My new boss is being picky about a test I made for students.

I wrote a question that reads "how many people in your family?"

It seems perfectly acceptable to me in an MC quiz for beginners, however the boss is saying it should read "how many people are there in your family?"

Is the former not acceptable English. That is in essence how we speak. I am sure they are both acceptable ways of posing the question.

Please give an opinion.

3 answers

Spoken English is often filled with shortcuts and slang -- it's casual English.

Your boss clearly wants you teaching what's known as "standard English" -- no slang, not casual, and certainly no "gangsta-speak"!!

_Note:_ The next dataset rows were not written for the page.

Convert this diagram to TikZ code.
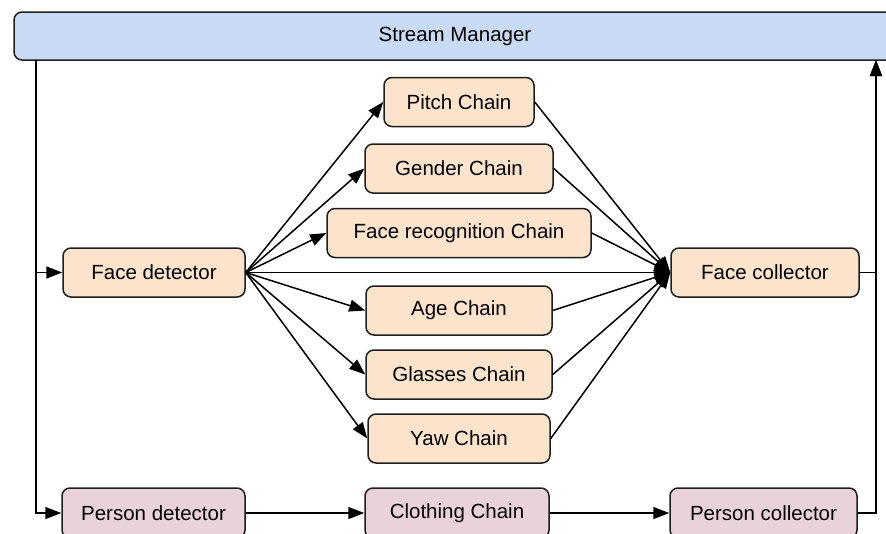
\documentclass[tikz,border=0pt]{standalone}
\usepackage{fontspec}
\setmainfont{Liberation Sans}
\usetikzlibrary{arrows.meta}
\definecolor{smfill}{HTML}{C9DAF5}
\definecolor{facefill}{HTML}{FCE4CC}
\definecolor{personfill}{HTML}{EAD2DD}
\definecolor{edge}{HTML}{1E1E1E}
\tikzset{
  box/.style={draw=edge, line width=1.5pt, rounded corners=8pt, inner sep=0pt,
    font=\fontsize{20.5}{24}\selectfont},
  facebox/.style={box, fill=facefill, minimum height=49pt},
  personbox/.style={box, fill=personfill, minimum height=50pt},
  flow/.style={draw=black, line width=1.5pt, -{Triangle[length=16pt,width=12pt]}},
}
\begin{document}
\begin{tikzpicture}[x=1pt,y=-1pt]
\useasboundingbox (0,0) rectangle (886,533);
\clip (0,0) rectangle (886,533);
% stream manager bar
\node[box, fill=smfill, minimum width=882pt, minimum height=48pt] (sm) at (455,36) {Stream Manager};
\coordinate (smL) at (36,60);
\coordinate (smR) at (876,60);
% face pipeline
\node[facebox, minimum width=182pt] (fd) at (154,272.5) {Face detector};
\node[facebox, minimum width=150pt] (pitch) at (459,102) {Pitch Chain};
\node[facebox, minimum width=188pt] (gender) at (459,168.5) {Gender Chain};
\node[facebox, minimum width=264pt] (facerec) at (459,233) {Face recognition Chain};
\node[facebox, minimum width=186pt] (age) at (459,310.5) {Age Chain};
\node[facebox, minimum width=186pt] (glasses) at (459,374.5) {Glasses Chain};
\node[facebox, minimum width=182pt] (yaw) at (459,438.5) {Yaw Chain};
\node[facebox, minimum width=188pt] (fc) at (765,272.5) {Face collector};
% person pipeline
\node[personbox, minimum width=183pt] (pd) at (153.5,513) {Person detector};
\node[personbox, minimum width=184pt] (cc) at (457,513) {Clothing Chain};
\node[personbox, minimum width=187pt] (pc) at (763.5,513) {Person collector};
% connectors
\draw[flow] (smL) |- (fd.west);
\draw[flow] (smL) |- (pd.west);
\foreach \c in {pitch,gender,facerec,age,glasses,yaw}{
  \draw[flow] (fd.east) -- (\c.west);
  \draw[flow] (\c.east) -- (fc.west);
}
\draw[flow] (fd.east) -- (fc.west);
\draw[flow] (pd) -- (cc);
\draw[flow] (cc) -- (pc);
\draw[flow] (fc.east) -| (smR);
\draw[flow] (pc.east) -| (smR);
\end{tikzpicture}
\end{document}
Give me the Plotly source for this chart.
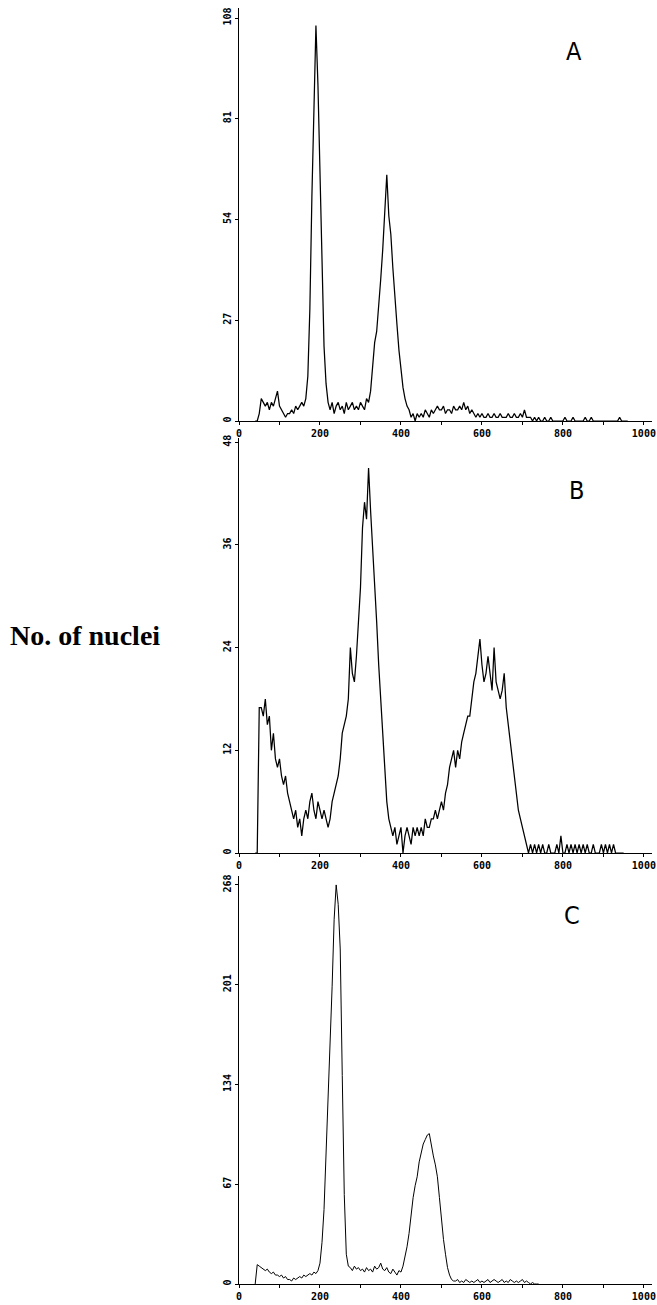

Your original question up there is missing the verb. Complete sentences have subjects and verbs. It's not enough to teach new English speakers sidewalk-English (or schoolyard-English). Clearly, your boss wants better than that for the students.

Consider: http://www.nytimes.com/roomfordebate/2012/08/13/is-our-children-learning-enough-grammar-to-get-hired
Goodness, that you have to ask the question. If this seems perfectly acceptable to you, look for another job, you should not be modeling the use of the English language to students.

To your question: Sentences require verbs. The boss is correct. Notice I did not write "The boss correct".

Because you speak this way, apparently, does not make it correct, nor proper.
I also agreed, eh...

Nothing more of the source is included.